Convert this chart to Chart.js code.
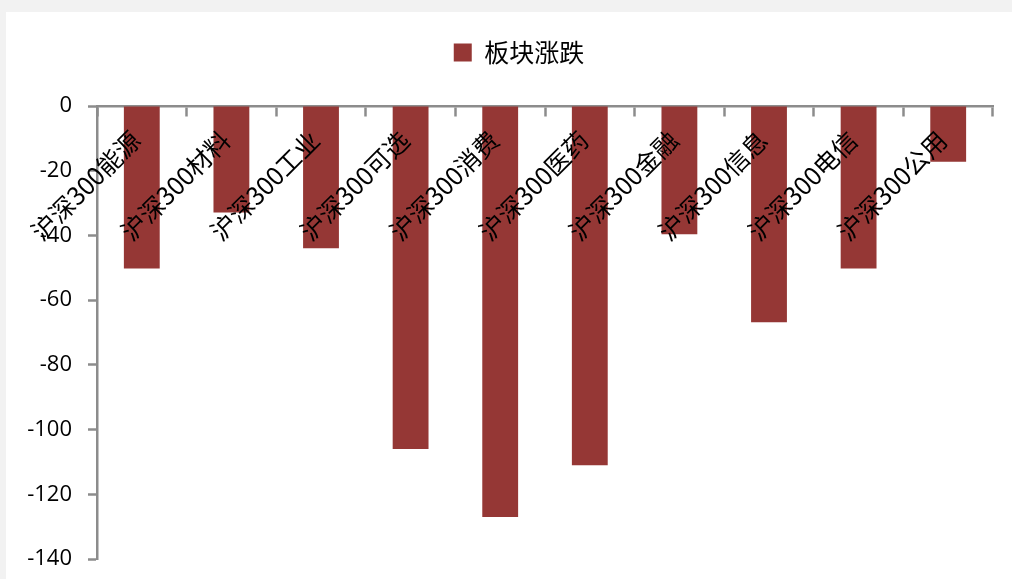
<!DOCTYPE html>
<html>
<head>
<meta charset="utf-8">
<script src="https://cdn.jsdelivr.net/npm/chart.js@4.4.0/dist/chart.umd.min.js"></script>
<style>
  html, body { margin: 0; padding: 0; background: #f2f2f2; }
  #box { position: absolute; left: 6px; top: 12px; width: 1006px; height: 567px; background: #fff; }
</style>
</head>
<body>
<div id="box"><canvas id="barChart"></canvas></div>
<script>
const categories = ['沪深300能源', '沪深300材料', '沪深300工业', '沪深300可选', '沪深300消费',
                    '沪深300医药', '沪深300金融', '沪深300信息', '沪深300电信', '沪深300公用'];
const changes = [-50.2, -32.9, -44, -106, -127, -111, -39.6, -66.8, -50.2, -17.2];
const seriesName = '板块涨跌';
const yMin = -140, yMax = 0, yStep = 20;

document.addEventListener('DOMContentLoaded', function() {
    drawBarChart();
});

// nudge the legend: Excel puts it a bit right of centre and higher above the plot
const legendShift = {
    id: 'legendShift',
    afterLayout: function(chart) {
        const lg = chart.legend;
        lg.left += 39;
        lg.top -= 31;
        lg.bottom -= 31;
    }
};

function drawBarChart() {
    const ctx = document.getElementById('barChart').getContext('2d');
    const axisGrey = '#8c8c8c';
    new Chart(ctx, {
        type: 'bar',
        data: {
            labels: categories,
            datasets: [{
                label: seriesName,
                data: changes,
                backgroundColor: '#953735',
                borderWidth: 0,
                categoryPercentage: 1,
                barPercentage: 0.4
            }]
        },
        plugins: [legendShift],
        options: {
            responsive: true,
            maintainAspectRatio: false,
            animation: false,
            layout: { padding: { top: 49, left: 0, right: 19, bottom: 0 } },
            plugins: {
                tooltip: { enabled: false },
                legend: {
                    position: 'top',
                    labels: {
                        boxWidth: 18,
                        boxHeight: 18,
                        color: '#000',
                        padding: 10,
                        font: { family: 'Noto Sans CJK SC', size: 25 }
                    }
                }
            },
            scales: {
                x: {
                    position: { y: 0 },
                    grid: {
                        offset: true,
                        drawOnChartArea: false,
                        drawTicks: true,
                        tickLength: 9,
                        tickWidth: 2.5,
                        tickColor: axisGrey
                    },
                    border: { color: axisGrey, width: 2.5 },
                    ticks: {
                        z: 1,
                        autoSkip: false,
                        minRotation: 45,
                        maxRotation: 45,
                        padding: 10,
                        labelOffset: -6,
                        color: '#000',
                        font: { family: 'Noto Sans CJK SC', size: 25 }
                    }
                },
                y: {
                    min: yMin,
                    max: yMax,
                    afterFit: function(scale) {
                        scale.width = 91;
                        scale.paddingBottom = 20;
                    },
                    grid: {
                        drawOnChartArea: false,
                        drawTicks: true,
                        tickLength: 9,
                        tickWidth: 2.5,
                        tickColor: axisGrey
                    },
                    border: { color: axisGrey, width: 2.5 },
                    ticks: {
                        stepSize: yStep,
                        padding: 16,
                        color: '#000',
                        font: { family: 'Open Sans', size: 22 }
                    }
                }
            }
        }
    });
}
</script>
</body>
</html>
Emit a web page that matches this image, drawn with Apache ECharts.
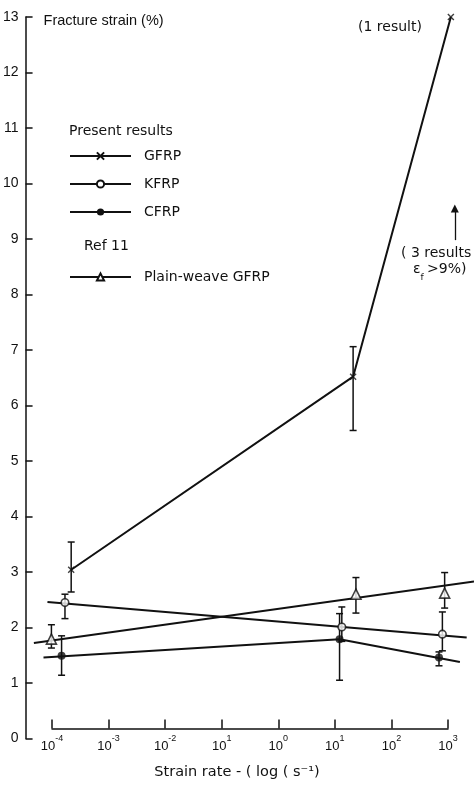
<!DOCTYPE html>
<html>
<head>
<meta charset="utf-8">
<script src="https://cdn.jsdelivr.net/npm/echarts@6/dist/echarts.min.js"></script>
<style>
html,body{margin:0;padding:0;background:#fff;}
#chart{width:474px;height:785px;}
</style>
</head>
<body>
<div id="chart"></div>
<script>
// ---- data (x = log10 of strain rate, y = fracture strain %) ----
const xTickValues = [-4, -3, -2, -1, 0, 1, 2, 3];
const xTickExponents = ['-4', '-3', '-2', '1', '0', '1', '2', '3'];

const gfrpX = [-3.67, 1.32, 3.05];
const gfrpY = [3.04, 6.52, 13.0];
const gfrpLow = [2.64, 5.55, null];
const gfrpHigh = [3.54, 7.06, null];

const kfrpX = [-3.78, 1.12, 2.90];
const kfrpY = [2.45, 2.01, 1.88];
const kfrpLow = [2.16, 1.75, 1.58];
const kfrpHigh = [2.60, 2.37, 2.28];
const kfrpLineX = [-4.09, 3.33];
const kfrpLineY = [2.46, 1.82];

const cfrpX = [-3.84, 1.08, 2.84];
const cfrpY = [1.49, 1.79, 1.46];
const cfrpLow = [1.14, 1.05, 1.31];
const cfrpHigh = [1.85, 2.25, 1.56];
const cfrpLineX = [-4.16, 1.08, 3.21];
const cfrpLineY = [1.46, 1.79, 1.38];

const pwX = [-4.02, 1.37, 2.94];
const pwY = [1.79, 2.60, 2.62];
const pwLow = [1.63, 2.26, 2.35];
const pwHigh = [2.05, 2.90, 2.99];
const pwLineX = [-4.33, 3.46];
const pwLineY = [1.72, 2.83];

const arrowX = 3.12;
const arrowY = [8.98, 9.55];

// ---- helpers ----
const INK = '#111';
const FONT = '"Liberation Sans", Arial, sans-serif';
const TFONT = '"DejaVu Sans", "Liberation Sans", sans-serif';
const pairs = (xs, ys) => xs.map((x, i) => [x, ys[i]]);
const bars = (xs, lo, hi) => xs.map((x, i) => [x, lo[i], hi[i]]).filter(d => d[1] != null && d[2] != null);
const X_SYMBOL = 'path://M0,0L10,10M10,0L0,10';

function errorBarSeries(name, data) {
  return {
    name: name, type: 'custom', xAxisIndex: 0, yAxisIndex: 0, z: 3, silent: true,
    data: data,
    renderItem: function (params, api) {
      const x = api.value(0);
      const p1 = api.coord([x, api.value(2)]);
      const p2 = api.coord([x, api.value(1)]);
      const w = 3.5;
      const st = { stroke: INK, lineWidth: 1.5 };
      return {
        type: 'group', children: [
          { type: 'line', shape: { x1: p1[0], y1: p1[1], x2: p2[0], y2: p2[1] }, style: st },
          { type: 'line', shape: { x1: p1[0] - w, y1: p1[1], x2: p1[0] + w, y2: p1[1] }, style: st },
          { type: 'line', shape: { x1: p2[0] - w, y1: p2[1], x2: p2[0] + w, y2: p2[1] }, style: st }
        ]
      };
    }
  };
}

function lineSeries(name, data, symbol, itemStyle) {
  return {
    name: name, type: 'line', xAxisIndex: 0, yAxisIndex: 0, z: 2,
    data: data, symbol: symbol, showSymbol: false, symbolSize: 7,
    lineStyle: { color: INK, width: 2 },
    itemStyle: itemStyle, silent: true, clip: false
  };
}

function markerSeries(name, data, symbol, size, itemStyle) {
  return {
    name: name, type: 'scatter', xAxisIndex: 0, yAxisIndex: 0, z: 4,
    data: data, symbol: symbol, symbolSize: size, itemStyle: itemStyle, silent: true
  };
}

const chart = echarts.init(document.getElementById('chart'), null, { renderer: 'canvas' });

const series = [
  lineSeries('GFRP', pairs(gfrpX, gfrpY), X_SYMBOL, { color: 'rgba(0,0,0,0)', borderColor: INK, borderWidth: 1.4 }),
  lineSeries('KFRP', pairs(kfrpLineX, kfrpLineY), 'emptyCircle', { color: INK }),
  lineSeries('CFRP', pairs(cfrpLineX, cfrpLineY), 'circle', { color: INK }),
  lineSeries('Plain-weave GFRP', pairs(pwLineX, pwLineY), 'emptyTriangle', { color: INK }),
  errorBarSeries('GFRP err', bars(gfrpX, gfrpLow, gfrpHigh)),
  errorBarSeries('KFRP err', bars(kfrpX, kfrpLow, kfrpHigh)),
  errorBarSeries('CFRP err', bars(cfrpX, cfrpLow, cfrpHigh)),
  errorBarSeries('PW err', bars(pwX, pwLow, pwHigh)),
  markerSeries('GFRP pts', pairs(gfrpX, gfrpY), X_SYMBOL, 6, { color: 'rgba(0,0,0,0)', borderColor: INK, borderWidth: 1.4 }),
  markerSeries('KFRP pts', pairs(kfrpX, kfrpY), 'circle', 7.5, { color: '#fff', borderColor: INK, borderWidth: 1.6 }),
  markerSeries('CFRP pts', pairs(cfrpX, cfrpY), 'circle', 8, { color: INK }),
  markerSeries('PW pts', pairs(pwX, pwY), 'triangle', 10, { color: '#fff', borderColor: INK, borderWidth: 1.6 }),
  {
    name: 'arrow', type: 'line', xAxisIndex: 0, yAxisIndex: 0, data: [], silent: true,
    markLine: {
      silent: true, symbol: ['none', 'triangle'], symbolSize: 8, animation: false,
      lineStyle: { color: INK, width: 1.3, type: 'solid' },
      itemStyle: { color: INK },
      label: { show: false },
      data: [[{ coord: [arrowX, arrowY[0]] }, { coord: [arrowX, arrowY[1]] }]]
    }
  }
];

const option = {
  animation: false,
  backgroundColor: '#fff',
  textStyle: { fontFamily: FONT, color: INK },
  grid: [
    { left: 25, right: 0, top: 17, bottom: 46.5 },
    { left: 52, right: 26, top: 17, bottom: 45 }
  ],
  xAxis: [
    { type: 'value', gridIndex: 0, min: -4.4773, max: 3.4596, show: false },
    {
      type: 'value', gridIndex: 1, min: -4, max: 3, interval: 1,
      axisLine: { show: true, onZero: false, lineStyle: { color: INK, width: 1.5 } },
      axisTick: { show: true, inside: true, length: 9, lineStyle: { color: INK, width: 1.5 } },
      splitLine: { show: false },
      axisLabel: {
        margin: 6, color: INK, fontFamily: FONT,
        formatter: function (v) {
          const i = xTickValues.indexOf(Math.round(v));
          return '{b|10}{s|' + xTickExponents[i] + '}';
        },
        rich: {
          b: { fontSize: 13, fontFamily: FONT, color: INK, verticalAlign: 'bottom', lineHeight: 18 },
          s: { fontSize: 9, fontFamily: FONT, color: INK, verticalAlign: 'top', lineHeight: 18 }
        }
      },
      name: 'Strain rate - ( log ( s\u207B\u00B9)',
      nameLocation: 'middle', nameGap: 44, nameMoveOverlap: false,
      nameTextStyle: { fontSize: 14.5, fontFamily: TFONT, color: INK, verticalAlign: 'middle', padding: [0, 26, 0, 0] }
    }
  ],
  yAxis: [
    {
      type: 'value', gridIndex: 0, min: 0, max: 13, interval: 1,
      axisLine: { show: true, onZero: false, lineStyle: { color: INK, width: 1.5 } },
      axisTick: { show: true, inside: true, length: 7, lineStyle: { color: INK, width: 1.5 } },
      splitLine: { show: false },
      axisLabel: { margin: 7, fontSize: 14, color: INK, fontFamily: FONT },
      name: 'Fracture strain (%)', nameLocation: 'end', nameGap: -4,
      nameTextStyle: { fontSize: 14.5, color: INK, fontFamily: FONT, align: 'left', verticalAlign: 'middle', padding: [0, 0, 0, 18] }
    },
    { type: 'value', gridIndex: 1, min: 0, max: 13, show: false }
  ],
  legend: [
    {
      data: ['GFRP', 'KFRP', 'CFRP'], orient: 'vertical', left: 64, top: 144,
      itemWidth: 61, itemHeight: 9, itemGap: 14, selectedMode: false,
      textStyle: { fontSize: 14, color: INK, fontFamily: TFONT, padding: [0, 0, 0, 8] }
    },
    {
      data: ['Plain-weave GFRP'], orient: 'vertical', left: 64, top: 265,
      itemWidth: 61, itemHeight: 9, selectedMode: false,
      textStyle: { fontSize: 14, color: INK, fontFamily: TFONT, padding: [0, 0, 0, 8] }
    }
  ],
  graphic: [
    { type: 'text', left: 69, top: 124, style: { text: 'Present results', font: '14px ' + TFONT, fill: INK } },
    { type: 'text', left: 84, top: 239, style: { text: 'Ref 11', font: '14px ' + TFONT, fill: INK } },
    { type: 'text', left: 358, top: 20, style: { text: '(1 result)', font: '14px ' + TFONT, fill: INK } },
    { type: 'text', left: 401, top: 246, style: { text: '( 3 results', font: '14px ' + TFONT, fill: INK } },
    {
      type: 'text', left: 413, top: 262,
      style: {
        text: '{e|\u03B5}{f|f} {e|>9%)}',
        rich: {
          e: { fontSize: 14, fontFamily: TFONT, fill: INK, verticalAlign: 'top', lineHeight: 16 },
          f: { fontSize: 9, fontFamily: TFONT, fill: INK, verticalAlign: 'bottom', lineHeight: 20 }
        }
      }
    }
  ],
  series: series
};

chart.setOption(option);
</script>
</body>
</html>
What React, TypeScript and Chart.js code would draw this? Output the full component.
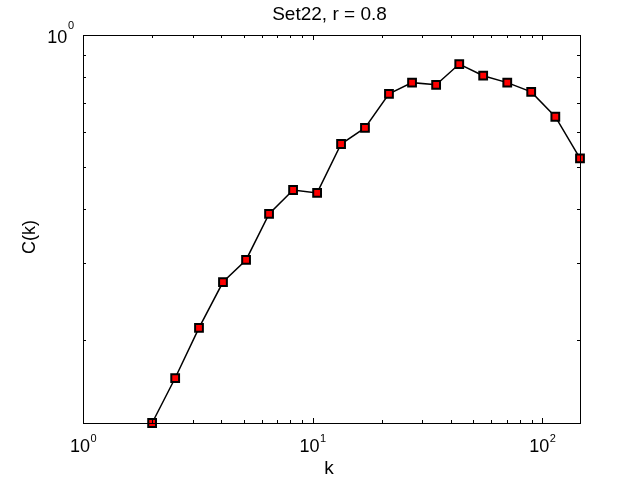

☆ ☆ ☆ ☆ ☆ ☆ ☆

• _Objective_
Repeat the records above exactly, from the first line through the line that contains "const yMin = -140, yMax = 0, yStep = 20;", and leave out the pictures.

• _Task output_
Convert this chart to Chart.js code.
<!DOCTYPE html>
<html>
<head>
<meta charset="utf-8">
<script src="https://cdn.jsdelivr.net/npm/chart.js@4.4.0/dist/chart.umd.min.js"></script>
<style>
  html, body { margin: 0; padding: 0; background: #f2f2f2; }
  #box { position: absolute; left: 6px; top: 12px; width: 1006px; height: 567px; background: #fff; }
</style>
</head>
<body>
<div id="box"><canvas id="barChart"></canvas></div>
<script>
const categories = ['沪深300能源', '沪深300材料', '沪深300工业', '沪深300可选', '沪深300消费',
                    '沪深300医药', '沪深300金融', '沪深300信息', '沪深300电信', '沪深300公用'];
const changes = [-50.2, -32.9, -44, -106, -127, -111, -39.6, -66.8, -50.2, -17.2];
const seriesName = '板块涨跌';
const yMin = -140, yMax = 0, yStep = 20;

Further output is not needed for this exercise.